• _Your instructions_:
Wherever a line holds the word "chart", copy that line out.
=======
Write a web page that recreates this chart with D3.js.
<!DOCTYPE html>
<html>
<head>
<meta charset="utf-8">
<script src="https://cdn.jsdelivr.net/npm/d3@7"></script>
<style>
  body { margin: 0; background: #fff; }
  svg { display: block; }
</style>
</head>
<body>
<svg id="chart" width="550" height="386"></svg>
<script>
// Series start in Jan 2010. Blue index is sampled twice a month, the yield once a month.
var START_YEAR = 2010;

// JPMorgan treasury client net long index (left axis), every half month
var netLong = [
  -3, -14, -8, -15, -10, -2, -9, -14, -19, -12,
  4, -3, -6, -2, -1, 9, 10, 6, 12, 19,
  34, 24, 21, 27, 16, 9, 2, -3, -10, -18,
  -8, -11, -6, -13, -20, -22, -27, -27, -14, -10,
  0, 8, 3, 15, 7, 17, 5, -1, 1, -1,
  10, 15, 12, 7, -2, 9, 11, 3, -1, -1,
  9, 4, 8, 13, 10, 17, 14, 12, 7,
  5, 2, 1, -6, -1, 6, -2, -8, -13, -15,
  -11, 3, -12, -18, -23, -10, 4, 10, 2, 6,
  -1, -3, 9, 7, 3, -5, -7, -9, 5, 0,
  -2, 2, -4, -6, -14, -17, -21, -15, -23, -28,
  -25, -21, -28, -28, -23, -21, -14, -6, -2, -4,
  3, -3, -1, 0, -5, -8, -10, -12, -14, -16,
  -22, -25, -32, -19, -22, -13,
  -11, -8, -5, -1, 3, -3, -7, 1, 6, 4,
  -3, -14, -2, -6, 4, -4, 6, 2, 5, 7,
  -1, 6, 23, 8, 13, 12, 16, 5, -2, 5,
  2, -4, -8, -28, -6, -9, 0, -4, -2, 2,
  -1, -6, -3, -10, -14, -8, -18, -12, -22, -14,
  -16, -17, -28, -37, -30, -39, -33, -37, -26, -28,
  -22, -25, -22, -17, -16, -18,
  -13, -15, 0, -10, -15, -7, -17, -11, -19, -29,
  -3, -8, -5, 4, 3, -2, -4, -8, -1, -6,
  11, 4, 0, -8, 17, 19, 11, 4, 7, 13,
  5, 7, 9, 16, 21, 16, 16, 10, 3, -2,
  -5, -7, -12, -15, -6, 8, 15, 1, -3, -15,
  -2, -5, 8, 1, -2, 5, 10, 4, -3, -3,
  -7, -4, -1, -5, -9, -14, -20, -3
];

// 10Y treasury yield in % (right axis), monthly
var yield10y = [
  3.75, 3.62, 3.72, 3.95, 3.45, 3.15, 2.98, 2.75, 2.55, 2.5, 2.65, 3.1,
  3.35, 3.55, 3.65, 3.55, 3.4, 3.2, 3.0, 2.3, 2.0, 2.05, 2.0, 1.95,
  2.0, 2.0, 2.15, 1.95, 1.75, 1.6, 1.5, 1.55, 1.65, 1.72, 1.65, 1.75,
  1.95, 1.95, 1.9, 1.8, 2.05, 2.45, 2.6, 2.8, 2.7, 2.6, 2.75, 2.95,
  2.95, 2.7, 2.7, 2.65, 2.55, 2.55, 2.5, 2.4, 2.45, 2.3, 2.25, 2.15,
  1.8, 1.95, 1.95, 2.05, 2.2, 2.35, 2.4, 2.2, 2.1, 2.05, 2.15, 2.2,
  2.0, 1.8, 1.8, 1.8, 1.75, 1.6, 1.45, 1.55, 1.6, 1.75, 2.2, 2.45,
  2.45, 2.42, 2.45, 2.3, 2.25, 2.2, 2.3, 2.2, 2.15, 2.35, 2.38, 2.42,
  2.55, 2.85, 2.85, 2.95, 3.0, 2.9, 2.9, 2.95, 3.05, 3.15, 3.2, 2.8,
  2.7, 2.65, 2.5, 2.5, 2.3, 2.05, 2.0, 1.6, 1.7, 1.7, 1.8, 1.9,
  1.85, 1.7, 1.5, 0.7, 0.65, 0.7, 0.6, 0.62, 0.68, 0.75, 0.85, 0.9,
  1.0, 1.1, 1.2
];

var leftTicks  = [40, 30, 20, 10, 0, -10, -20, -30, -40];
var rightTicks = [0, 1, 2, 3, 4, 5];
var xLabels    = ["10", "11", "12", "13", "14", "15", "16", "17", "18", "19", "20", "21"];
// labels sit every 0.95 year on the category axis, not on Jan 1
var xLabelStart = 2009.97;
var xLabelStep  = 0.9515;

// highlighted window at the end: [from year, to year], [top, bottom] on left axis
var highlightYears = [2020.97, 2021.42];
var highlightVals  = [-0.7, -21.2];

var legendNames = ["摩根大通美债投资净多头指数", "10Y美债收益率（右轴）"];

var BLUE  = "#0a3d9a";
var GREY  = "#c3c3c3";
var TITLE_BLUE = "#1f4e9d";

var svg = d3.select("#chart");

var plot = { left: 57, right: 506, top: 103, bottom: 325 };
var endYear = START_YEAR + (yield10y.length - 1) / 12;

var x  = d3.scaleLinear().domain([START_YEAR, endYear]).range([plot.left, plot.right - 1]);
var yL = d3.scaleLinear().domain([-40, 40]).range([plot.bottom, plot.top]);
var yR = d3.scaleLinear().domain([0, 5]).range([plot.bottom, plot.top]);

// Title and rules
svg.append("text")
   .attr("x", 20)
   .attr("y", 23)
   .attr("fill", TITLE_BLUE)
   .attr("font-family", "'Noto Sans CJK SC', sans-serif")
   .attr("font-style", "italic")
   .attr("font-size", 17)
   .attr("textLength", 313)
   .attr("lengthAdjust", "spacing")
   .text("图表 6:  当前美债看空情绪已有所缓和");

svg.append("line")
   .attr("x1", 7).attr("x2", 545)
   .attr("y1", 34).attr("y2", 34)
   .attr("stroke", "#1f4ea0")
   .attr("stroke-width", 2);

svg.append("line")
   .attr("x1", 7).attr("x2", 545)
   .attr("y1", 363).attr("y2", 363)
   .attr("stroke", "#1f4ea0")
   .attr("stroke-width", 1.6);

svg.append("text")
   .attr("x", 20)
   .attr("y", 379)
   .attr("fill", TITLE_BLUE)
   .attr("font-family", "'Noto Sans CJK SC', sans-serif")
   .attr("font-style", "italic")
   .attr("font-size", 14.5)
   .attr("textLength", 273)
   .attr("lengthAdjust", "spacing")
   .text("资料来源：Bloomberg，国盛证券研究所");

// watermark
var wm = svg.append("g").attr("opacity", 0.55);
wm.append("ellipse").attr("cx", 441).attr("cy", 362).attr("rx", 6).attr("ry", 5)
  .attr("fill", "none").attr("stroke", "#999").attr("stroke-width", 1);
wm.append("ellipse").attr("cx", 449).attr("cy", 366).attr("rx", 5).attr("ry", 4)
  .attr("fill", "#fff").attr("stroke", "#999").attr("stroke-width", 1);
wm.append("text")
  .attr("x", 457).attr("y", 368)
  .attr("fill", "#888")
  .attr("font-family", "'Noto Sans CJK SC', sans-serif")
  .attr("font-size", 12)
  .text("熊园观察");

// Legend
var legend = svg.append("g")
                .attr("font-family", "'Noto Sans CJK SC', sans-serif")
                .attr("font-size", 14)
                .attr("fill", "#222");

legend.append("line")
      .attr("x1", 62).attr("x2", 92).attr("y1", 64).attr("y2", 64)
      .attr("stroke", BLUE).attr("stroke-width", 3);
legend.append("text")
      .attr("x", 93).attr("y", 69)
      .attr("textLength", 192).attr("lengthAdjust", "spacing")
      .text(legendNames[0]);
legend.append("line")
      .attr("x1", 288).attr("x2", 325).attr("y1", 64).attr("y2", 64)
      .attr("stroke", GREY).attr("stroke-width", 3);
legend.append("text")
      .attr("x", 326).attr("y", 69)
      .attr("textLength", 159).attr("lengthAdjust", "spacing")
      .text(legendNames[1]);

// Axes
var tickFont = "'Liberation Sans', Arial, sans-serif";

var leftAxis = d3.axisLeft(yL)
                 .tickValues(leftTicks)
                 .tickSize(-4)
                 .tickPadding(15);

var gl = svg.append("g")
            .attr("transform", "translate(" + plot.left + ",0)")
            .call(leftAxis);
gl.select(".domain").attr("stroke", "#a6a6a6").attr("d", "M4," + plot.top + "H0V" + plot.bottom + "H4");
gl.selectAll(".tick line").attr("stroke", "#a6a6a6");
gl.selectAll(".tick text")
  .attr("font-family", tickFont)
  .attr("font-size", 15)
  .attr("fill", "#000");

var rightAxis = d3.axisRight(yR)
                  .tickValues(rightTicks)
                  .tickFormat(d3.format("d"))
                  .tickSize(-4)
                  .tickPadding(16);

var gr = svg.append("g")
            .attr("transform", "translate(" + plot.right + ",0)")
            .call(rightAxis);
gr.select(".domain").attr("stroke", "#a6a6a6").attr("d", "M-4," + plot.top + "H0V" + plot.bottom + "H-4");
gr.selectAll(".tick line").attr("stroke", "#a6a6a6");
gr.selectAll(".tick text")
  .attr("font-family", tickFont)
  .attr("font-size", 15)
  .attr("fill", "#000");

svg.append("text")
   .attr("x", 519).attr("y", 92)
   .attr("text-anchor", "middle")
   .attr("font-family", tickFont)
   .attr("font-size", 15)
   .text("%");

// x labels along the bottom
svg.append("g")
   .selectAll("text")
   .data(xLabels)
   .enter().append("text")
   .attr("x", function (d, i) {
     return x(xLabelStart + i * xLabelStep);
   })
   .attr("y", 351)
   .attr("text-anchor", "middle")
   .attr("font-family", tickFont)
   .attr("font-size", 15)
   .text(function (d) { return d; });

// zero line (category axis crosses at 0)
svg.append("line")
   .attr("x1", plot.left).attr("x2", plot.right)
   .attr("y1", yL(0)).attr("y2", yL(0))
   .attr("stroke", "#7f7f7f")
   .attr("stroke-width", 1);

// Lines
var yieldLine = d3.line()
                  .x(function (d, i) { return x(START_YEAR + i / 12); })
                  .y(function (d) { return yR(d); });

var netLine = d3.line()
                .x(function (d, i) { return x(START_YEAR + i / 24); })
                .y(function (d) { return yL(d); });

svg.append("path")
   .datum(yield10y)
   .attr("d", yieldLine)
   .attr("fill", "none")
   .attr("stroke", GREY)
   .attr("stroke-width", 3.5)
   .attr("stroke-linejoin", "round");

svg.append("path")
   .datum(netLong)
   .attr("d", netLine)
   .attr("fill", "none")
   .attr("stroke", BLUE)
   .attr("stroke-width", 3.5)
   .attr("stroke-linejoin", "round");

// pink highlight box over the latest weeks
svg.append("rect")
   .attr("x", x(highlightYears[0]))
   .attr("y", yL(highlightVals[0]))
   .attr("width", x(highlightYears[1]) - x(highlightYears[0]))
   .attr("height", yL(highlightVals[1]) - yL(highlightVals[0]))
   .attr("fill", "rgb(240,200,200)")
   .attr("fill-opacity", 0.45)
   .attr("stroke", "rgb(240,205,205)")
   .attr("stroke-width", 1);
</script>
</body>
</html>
=======
• _Exercise solution_:
Write a web page that recreates this chart with D3.js.
<svg id="chart" width="550" height="386"></svg>
var svg = d3.select("#chart");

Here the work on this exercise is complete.